While the impact of the current recession and the anticipation/desire for a near-term, strong recovery are on the minds of most area residents and employers, we must not lose sight of some longer-term issues that were in play well before the present downturn.

We continue to see a significant restructuring of the regional economy. Mike Jackson, chairman and CEO of Auto Nation, has noted that the automotive industry is currently in a catastrophic situation, but he “remains optimistic about the future because the industry’s old business model of high fixed costs will be destroyed as many companies restructure.”3 That type of restructuring is very much at the heart of changes in the regional economy. In the Fort Wayne metro between 2000 and 2008, average annual goods-producing employment declined by 17.5 percent; service-providing employment increased by 4.6 percent; and total private sector employment declined by 2.3 percent.4

We also continue to lose ground in a relative comparison of key economic indicators:

  • Between 1999 and 2008, the Fort Wayne region lost 6.4 percent of its total employment, Indiana lost 1.1 percent and the nation gained 6.2 percent.5
  • Between 2001 and 2008, the average annual wage for all jobs grew 15 percent in the Fort Wayne region, 21 percent in the state of Indiana, and 26 percent in the nation. In 2008, the average employee in the Fort Wayne region made 79 percent of the U.S. average annual wage. The potential loss of approximately 1,000 Navistar jobs to the region should their Fort Wayne Design Center relocate to Illinois would only exacerbate this issue.
  • Between 2001 and 2008 the growth in GDP for all U.S. metropolitan areas was 17.4 percent after adjusting for inflation. The comparable rate of GDP growth in the Fort Wayne Metropolitan Statistical Area was 7.1 percent. Only the Anderson, Kokomo, and Muncie MSAs had slower GDP growth than did the Fort Wayne MSA over this period.

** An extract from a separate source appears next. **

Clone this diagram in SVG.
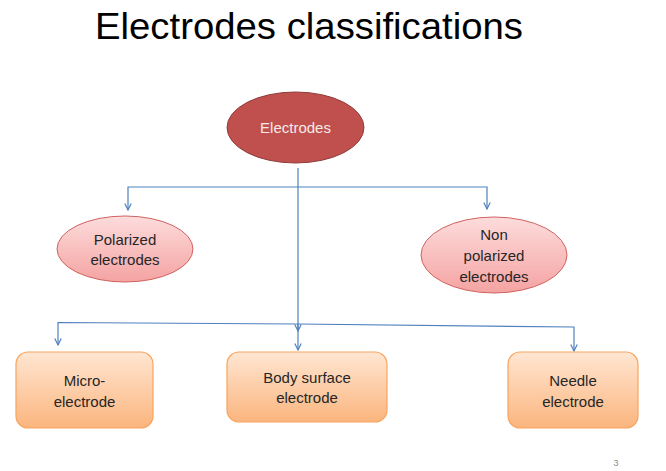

In many respects, the real issue of concern for northeast Indiana is not the impact of the current recession, but the longer-term trends that we have, to date, been unable to reverse.


  1. Based on U.S. Bureau of Labor Statistics Quarterly Census of Employment and Wages data.
  2. For a more complete discussion of these factors, see the minutes of the Federal Open Market Committee and the Board of Governors of the Federal Reserve System joint meeting on September 22 and 23, 2009.
  3. William A. Strauss and Emily A. Engel, “Economy to turn corner in 2010,” Chicago Fed Letter, August 2009.
  4. Based on U.S. Bureau of Labor Statistics Current Employment Statistics data.
  5. Based on U.S. Bureau of Labor Statistics Quarterly Census of Employment and Wages data.